_WRITTEN INSTRUCTION_
Look through the entries below and extract exactly the lines from the one containing "Rebuild this chart" through the one containing "ax = fig.add_axes([115/686, 55/487, 571/686, 387/487])", ends included.

_ROWS_
----------------------------------------

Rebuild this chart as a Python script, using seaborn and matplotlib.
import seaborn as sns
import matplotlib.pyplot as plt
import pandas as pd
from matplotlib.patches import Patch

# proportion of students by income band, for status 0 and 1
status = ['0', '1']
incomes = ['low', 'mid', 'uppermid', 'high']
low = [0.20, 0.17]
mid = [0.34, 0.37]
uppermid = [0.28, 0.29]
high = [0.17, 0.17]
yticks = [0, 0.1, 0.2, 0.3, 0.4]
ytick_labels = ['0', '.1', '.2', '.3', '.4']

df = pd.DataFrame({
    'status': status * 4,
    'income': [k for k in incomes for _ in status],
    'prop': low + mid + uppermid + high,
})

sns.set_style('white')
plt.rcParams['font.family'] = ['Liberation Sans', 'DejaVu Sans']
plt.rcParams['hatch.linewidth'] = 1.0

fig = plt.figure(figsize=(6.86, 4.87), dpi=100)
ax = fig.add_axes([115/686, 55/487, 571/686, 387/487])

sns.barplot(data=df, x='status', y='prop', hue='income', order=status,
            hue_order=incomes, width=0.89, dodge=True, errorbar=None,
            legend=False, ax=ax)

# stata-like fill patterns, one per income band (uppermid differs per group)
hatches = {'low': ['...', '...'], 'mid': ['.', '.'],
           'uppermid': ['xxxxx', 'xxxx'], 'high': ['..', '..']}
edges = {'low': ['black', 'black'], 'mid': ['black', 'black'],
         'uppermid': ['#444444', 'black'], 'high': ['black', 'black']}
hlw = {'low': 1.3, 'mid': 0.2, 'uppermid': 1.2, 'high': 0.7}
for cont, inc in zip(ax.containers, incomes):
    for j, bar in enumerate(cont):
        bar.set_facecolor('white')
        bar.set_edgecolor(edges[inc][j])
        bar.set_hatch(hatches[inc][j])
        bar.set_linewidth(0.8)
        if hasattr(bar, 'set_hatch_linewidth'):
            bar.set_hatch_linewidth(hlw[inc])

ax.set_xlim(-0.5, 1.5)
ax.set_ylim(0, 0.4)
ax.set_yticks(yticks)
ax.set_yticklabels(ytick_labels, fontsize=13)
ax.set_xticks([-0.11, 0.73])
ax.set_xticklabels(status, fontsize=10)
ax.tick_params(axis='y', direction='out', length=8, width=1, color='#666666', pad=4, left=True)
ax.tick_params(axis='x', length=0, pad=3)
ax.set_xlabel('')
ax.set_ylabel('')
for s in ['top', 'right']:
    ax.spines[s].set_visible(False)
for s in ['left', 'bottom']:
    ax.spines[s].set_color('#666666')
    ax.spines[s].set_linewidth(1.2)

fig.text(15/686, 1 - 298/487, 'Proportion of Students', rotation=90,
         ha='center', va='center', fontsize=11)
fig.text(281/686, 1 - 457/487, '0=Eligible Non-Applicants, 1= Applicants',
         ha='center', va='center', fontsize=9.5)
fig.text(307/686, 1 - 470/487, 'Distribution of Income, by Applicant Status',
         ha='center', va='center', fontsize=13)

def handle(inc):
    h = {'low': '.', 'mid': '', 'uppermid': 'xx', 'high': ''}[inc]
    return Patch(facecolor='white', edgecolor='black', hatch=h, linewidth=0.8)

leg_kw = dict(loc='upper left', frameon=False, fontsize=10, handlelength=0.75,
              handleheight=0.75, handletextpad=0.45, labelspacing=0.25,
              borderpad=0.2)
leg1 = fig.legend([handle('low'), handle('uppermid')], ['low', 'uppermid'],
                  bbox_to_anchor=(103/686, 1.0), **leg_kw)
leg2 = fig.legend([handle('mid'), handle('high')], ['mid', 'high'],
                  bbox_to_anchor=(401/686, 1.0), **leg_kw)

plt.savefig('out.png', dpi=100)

----------------------------------------

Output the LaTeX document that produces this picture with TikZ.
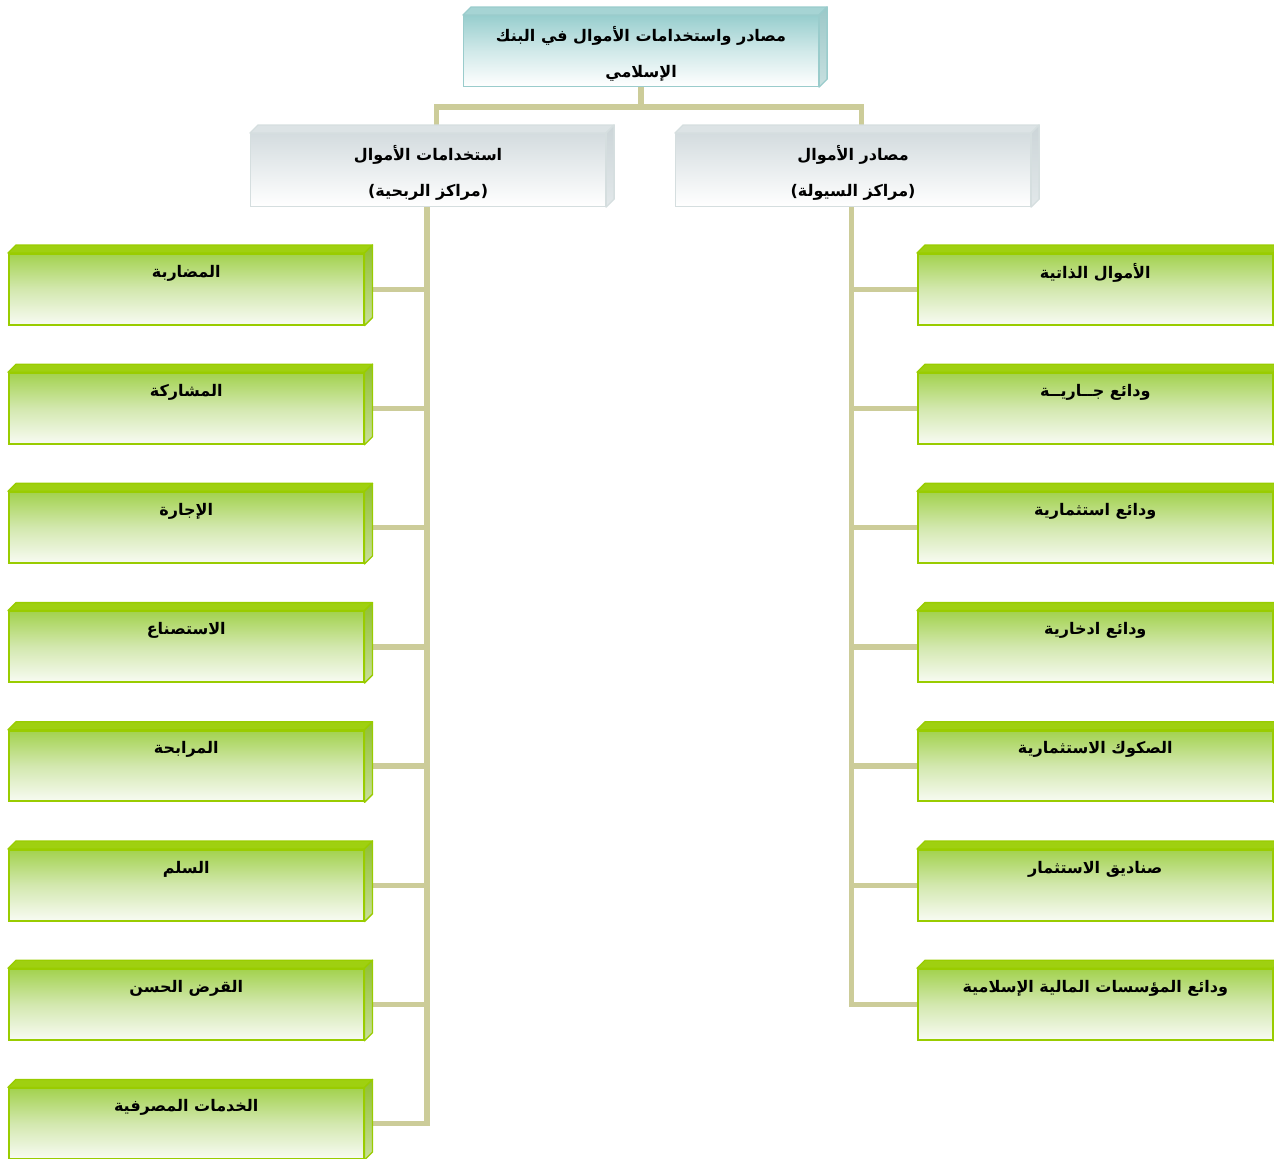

----------------------------------------

_RESPONSE TO THIS EXERCISE_
Rebuild this chart as a Python script, using seaborn and matplotlib.
import seaborn as sns
import matplotlib.pyplot as plt
import pandas as pd
from matplotlib.patches import Patch

# proportion of students by income band, for status 0 and 1
status = ['0', '1']
incomes = ['low', 'mid', 'uppermid', 'high']
low = [0.20, 0.17]
mid = [0.34, 0.37]
uppermid = [0.28, 0.29]
high = [0.17, 0.17]
yticks = [0, 0.1, 0.2, 0.3, 0.4]
ytick_labels = ['0', '.1', '.2', '.3', '.4']

df = pd.DataFrame({
    'status': status * 4,
    'income': [k for k in incomes for _ in status],
    'prop': low + mid + uppermid + high,
})

sns.set_style('white')
plt.rcParams['font.family'] = ['Liberation Sans', 'DejaVu Sans']
plt.rcParams['hatch.linewidth'] = 1.0

fig = plt.figure(figsize=(6.86, 4.87), dpi=100)
ax = fig.add_axes([115/686, 55/487, 571/686, 387/487])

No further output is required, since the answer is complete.